Finding love everywhere starts with how I feel about myself.

Finding love everywhere starts with how I feel about myself.

So, yeah. Here it is morning, again. Time to start a new day. Today is a good day to treat myself well, and to embrace my values – and my friends. Today is a good day to smile at small children. Today is a good day to remember most people are already doing their very best, much of the time. Today is a good day for kindness. Today is a good day to recognize that respecting my own boundaries and limits, and setting them clearly, and managing them well, is a very nice way to tell myself ‘I love you’. Today is a good day to change the world.

 

It’s a quiet day of solitary practice. I have spent it on meditation, and study, mostly. I started the morning with yoga, and later interrupted it with a walk in the sunshine before the heat of the afternoon sets in. It has been supremely chill and I feel calm and balanced. I generally write quite early in the morning, as I sit down with my first – now, only – coffee of the day.  Today is different. It is a different day, so I guess there’s at least that explanation for it. 🙂

Every day an entirely new experience, a fresh start, a new opportunity to wonder, and to grow.

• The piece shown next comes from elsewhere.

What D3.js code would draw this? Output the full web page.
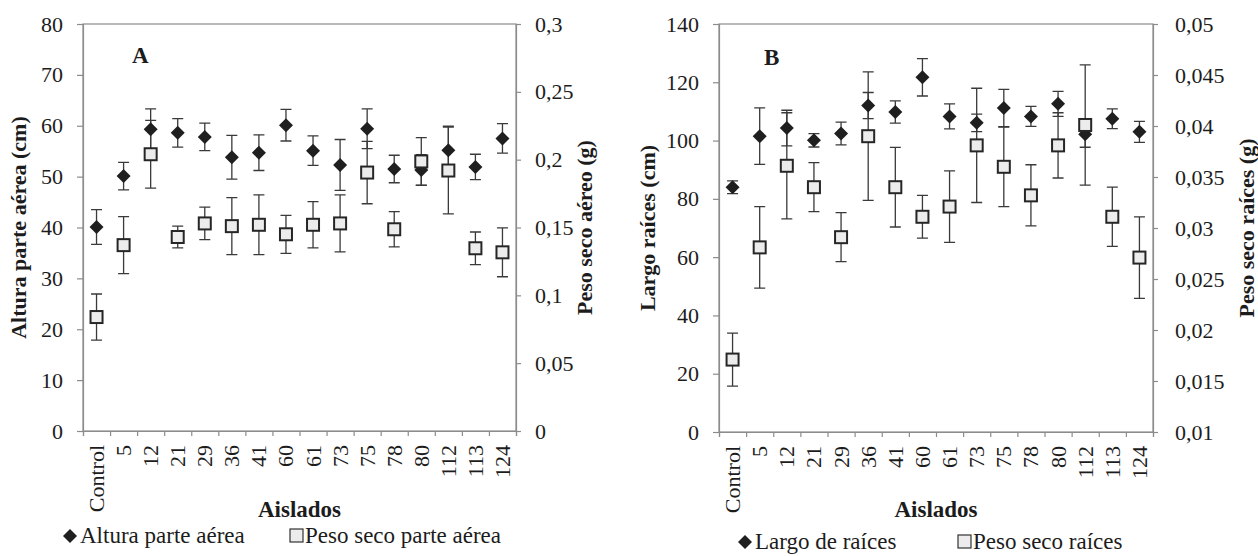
<!DOCTYPE html>
<html>
<head>
<meta charset="utf-8">
<script src="https://cdn.jsdelivr.net/npm/d3@7"></script>
<style>
  html, body { margin: 0; padding: 0; background: #fff; }
  svg text { font-family: "Liberation Serif", "Times New Roman", serif; fill: #1c1c1c; }
</style>
</head>
<body>
<div id="app"></div>
<script>
// categories shared by both panels
const aislados = ["Control", "5", "12", "21", "29", "36", "41", "60", "61", "73", "75", "78", "80", "112", "113", "124"];

// panel A - altura parte aerea (cm), left axis
const alturaMean = [40.1, 50.1, 59.3, 58.6, 57.8, 53.8, 54.7, 60.1, 55.1, 52.3, 59.4, 51.5, 51.3, 55.2, 51.9, 57.5];
const alturaErr = [3.4, 2.7, 4.0, 2.8, 2.7, 4.3, 3.5, 3.1, 2.9, 5.0, 3.9, 2.7, 3.0, 4.7, 2.5, 2.9];
// panel A - peso seco parte aerea (g), right axis
const pesoAereoMean = [0.084, 0.137, 0.204, 0.143, 0.153, 0.151, 0.152, 0.145, 0.152, 0.153, 0.1905, 0.1487, 0.1987, 0.192, 0.1347, 0.1317];
const pesoAereoErr = [0.017, 0.021, 0.025, 0.008, 0.012, 0.021, 0.022, 0.014, 0.017, 0.021, 0.023, 0.013, 0.0176, 0.032, 0.012, 0.018];

// panel B - largo de raices (cm), left axis
const largoMean = [84.0, 101.5, 104.3, 100.1, 102.4, 112.0, 109.8, 121.7, 108.3, 106.1, 111.2, 108.3, 112.6, 102.2, 107.5, 103.0];
const largoErr = [2.2, 9.7, 6.1, 2.3, 3.9, 4.5, 3.8, 6.4, 4.3, 3.0, 6.4, 3.4, 4.3, 4.5, 3.4, 3.6];
// panel B - peso seco raices (g), right axis
const pesoRaicesMean = [0.0171, 0.0281, 0.0361, 0.0340, 0.0291, 0.0390, 0.0340, 0.0311, 0.0321, 0.0381, 0.0360, 0.0332, 0.0381, 0.0401, 0.0311, 0.0271];
const pesoRaicesErr = [0.0026, 0.0040, 0.0052, 0.0024, 0.0024, 0.0063, 0.0039, 0.0021, 0.0035, 0.0056, 0.0039, 0.0030, 0.0032, 0.0059, 0.0029, 0.0040];

// tick values
const ticksAltura = [0, 10, 20, 30, 40, 50, 60, 70, 80];
const ticksPesoAereo = [0, 0.05, 0.1, 0.15, 0.2, 0.25, 0.3];
const ticksLargo = [0, 20, 40, 60, 80, 100, 120, 140];
const ticksPesoRaices = [0.01, 0.015, 0.02, 0.025, 0.03, 0.035, 0.04, 0.045, 0.05];

const width = 1258, height = 556;
const axisColor = "#8c8c8c";

const svg = d3.select("#app")
  .append("svg")
  .attr("width", width)
  .attr("height", height);

const commaFmt = d => String(+d.toFixed(4)).replace(".", ",");

const diamondPath = (s) => `M0,${-s}L${s},0L0,${s}L${-s},0Z`;

function drawPanel(p) {
  const g = svg.append("g");

  const x = d3.scaleBand().domain(aislados).range([p.left, p.right]);
  const xEdges = d3.scaleLinear().domain([0, aislados.length]).range([p.left, p.right]);
  const yL = d3.scaleLinear().domain(p.leftDomain).range([p.bottom, p.top]);
  const yR = d3.scaleLinear().domain(p.rightDomain).range([p.bottom, p.top]);

  // frame
  g.append("rect")
    .attr("x", p.left).attr("y", p.top)
    .attr("width", p.right - p.left).attr("height", p.bottom - p.top)
    .attr("fill", "none").attr("stroke", axisColor).attr("stroke-width", 1.2);

  // left axis
  const axL = g.append("g")
    .attr("transform", `translate(${p.left},0)`)
    .call(d3.axisLeft(yL).tickValues(p.leftTicks).tickSize(6).tickPadding(14).tickFormat(d => d));
  // right axis
  const axR = g.append("g")
    .attr("transform", `translate(${p.right},0)`)
    .call(d3.axisRight(yR).tickValues(p.rightTicks).tickSize(5).tickPadding(p.rightPad).tickFormat(commaFmt));
  // bottom ticks at category edges
  const axB = g.append("g")
    .attr("transform", `translate(0,${p.bottom})`)
    .call(d3.axisBottom(xEdges).tickValues(d3.range(aislados.length + 1)).tickSize(5).tickFormat(""));

  [axL, axR, axB].forEach(a => {
    a.select(".domain").attr("stroke", axisColor).attr("stroke-width", 1.2);
    a.selectAll(".tick line").attr("stroke", axisColor).attr("stroke-width", 1.2);
    a.selectAll(".tick text").style("font-size", "22px").attr("fill", "#1c1c1c")
      .style("font-family", "'Liberation Serif', 'Times New Roman', serif");
  });

  // category labels, rotated
  g.append("g")
    .selectAll("text")
    .data(aislados)
    .join("text")
    .attr("transform", d => `translate(${x(d) + x.bandwidth() / 2},${p.bottom + 14}) rotate(-90)`)
    .attr("text-anchor", "end")
    .attr("dy", "0.34em")
    .style("font-size", "22px")
    .text(d => d);

  const cap = 5.5;
  const cx = d => x(d.cat) + x.bandwidth() / 2;

  const s1 = aislados.map((c, i) => ({ cat: c, v: p.s1Mean[i], e: p.s1Err[i] }));
  const s2 = aislados.map((c, i) => ({ cat: c, v: p.s2Mean[i], e: p.s2Err[i] }));

  const errBars = (data, y) => {
    const eb = g.append("g").attr("stroke", "#3a3a3a").attr("stroke-width", 1.3).attr("fill", "none");
    eb.selectAll("path")
      .data(data)
      .join("path")
      .attr("d", d => {
        const xc = cx(d), y1 = y(d.v + d.e), y2 = y(d.v - d.e);
        return `M${xc},${y1}L${xc},${y2}M${xc - cap},${y1}L${xc + cap},${y1}M${xc - cap},${y2}L${xc + cap},${y2}`;
      });
  };
  errBars(s1, yL);
  errBars(s2, yR);

  // diamonds (left axis series)
  g.append("g")
    .selectAll("path")
    .data(s1)
    .join("path")
    .attr("transform", d => `translate(${cx(d)},${yL(d.v)})`)
    .attr("d", diamondPath(7))
    .attr("fill", "#1f1f1f");

  // squares (right axis series)
  g.append("g")
    .selectAll("rect")
    .data(s2)
    .join("rect")
    .attr("x", d => cx(d) - 6)
    .attr("y", d => yR(d.v) - 6)
    .attr("width", 12).attr("height", 12)
    .attr("fill", "#ececec")
    .attr("stroke", "#262626")
    .attr("stroke-width", 2);

  // panel letter
  g.append("text")
    .attr("x", p.letterX).attr("y", p.letterY)
    .style("font-size", "23px").style("font-weight", "bold")
    .text(p.letter);

  // axis titles
  const midY = (p.top + p.bottom) / 2;
  g.append("text")
    .attr("transform", `translate(${p.leftTitleX},${midY}) rotate(-90)`)
    .attr("text-anchor", "middle")
    .style("font-size", "22px").style("font-weight", "bold")
    .text(p.leftTitle);
  g.append("text")
    .attr("transform", `translate(${p.rightTitleX},${midY}) rotate(-90)`)
    .attr("text-anchor", "middle")
    .style("font-size", "22px").style("font-weight", "bold")
    .text(p.rightTitle);
  g.append("text")
    .attr("x", (p.left + p.right) / 2).attr("y", p.xTitleY)
    .attr("text-anchor", "middle")
    .style("font-size", "23px").style("font-weight", "bold")
    .text("Aislados");

  // legend
  const lg = g.append("g");
  lg.append("path")
    .attr("transform", `translate(${p.legX1},${p.legY - 7})`)
    .attr("d", diamondPath(7))
    .attr("fill", "#1f1f1f");
  lg.append("text")
    .attr("x", p.legX1 + 10).attr("y", p.legY)
    .style("font-size", "23px")
    .text(p.s1Name);
  lg.append("rect")
    .attr("x", p.legX2 - 6).attr("y", p.legY - 14)
    .attr("width", 13).attr("height", 13)
    .attr("fill", "#ececec").attr("stroke", "#333").attr("stroke-width", 1.2);
  lg.append("text")
    .attr("x", p.legX2 + 9).attr("y", p.legY)
    .style("font-size", "23px")
    .text(p.s2Name);
}

drawPanel({
  left: 83, right: 516, top: 24, bottom: 431,
  leftDomain: [0, 80], rightDomain: [0, 0.3],
  leftTicks: ticksAltura, rightTicks: ticksPesoAereo, rightPad: 14,
  s1Mean: alturaMean, s1Err: alturaErr,
  s2Mean: pesoAereoMean, s2Err: pesoAereoErr,
  letter: "A", letterX: 132, letterY: 63,
  leftTitle: "Altura parte aérea (cm)", leftTitleX: 26,
  rightTitle: "Peso seco aéreo (g)", rightTitleX: 592,
  xTitleY: 517,
  s1Name: "Altura parte aérea", s2Name: "Peso seco parte aérea",
  legX1: 70, legX2: 296, legY: 543
});

drawPanel({
  left: 719, right: 1153, top: 24, bottom: 432,
  leftDomain: [0, 140], rightDomain: [0.01, 0.05],
  leftTicks: ticksLargo, rightTicks: ticksPesoRaices, rightPad: 17,
  s1Mean: largoMean, s1Err: largoErr,
  s2Mean: pesoRaicesMean, s2Err: pesoRaicesErr,
  letter: "B", letterX: 764, letterY: 65,
  leftTitle: "Largo raíces (cm)", leftTitleX: 655,
  rightTitle: "Peso seco raíces (g)", rightTitleX: 1254,
  xTitleY: 517,
  s1Name: "Largo de raíces", s2Name: "Peso seco raíces",
  legX1: 745, legX2: 964, legY: 549
});
</script>
</body>
</html>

Every day an entirely new experience, a fresh start, a new opportunity to wonder, and to grow.

This morning I am building my joy on mindfulness, perspective, and sufficiency with compassionate acceptance that others are free to do what they will; their choices and their experiences are not mine. It is, so far, quite a lovely day.

Some of it is about choices...

Some of it is about choices…

Some of it is about perspective.

Some of it is about perspective.

What will I do with the remainder of the day? Well, hopefully more of whatever is delivering on this delightful experience of the moment. I doubt it is as simple as the tasks I am starting and finishing; the yoga, the meditation, the walking in the sun, the two loads of laundry, and the careful study and cross-referencing of more relevant material are not actually why I am enjoying such a lovely day. They are simply what I am doing, from moment to moment, as the day progresses. My limited understanding of things, as it exists now, suggests that it is the choices to do these things for me, in the way I am deciding to do so, and with what specific intent, and level of presence and engagement that is the why of my lovely day. As with most practices, I will have to do it some more to be certain, and to find it a reliably repeatable experience. I’m content with putting in the effort. What could be more worthwhile than learning to treat myself well, and enjoy my experience, unless it may be the later ability to extend that courtesy and general good treatment to others, because it is simply my day-to-day experience, and the way I behave ‘as a practice’?

I don’t have that much to say today. The day is mine, and I will return to it.

Today is a good day to be still for a moment.

Today is a good day to be still for a moment.

Today is a good day to practice what works. Today is a good day to deliver on the promises I have made to myself. Today is a good day to cherish the moment, and pause to be grateful for all such moments as these. Today is a good day for right now. Today is a good day for love, and emotional self-sufficiency. Today is a good day to change the world.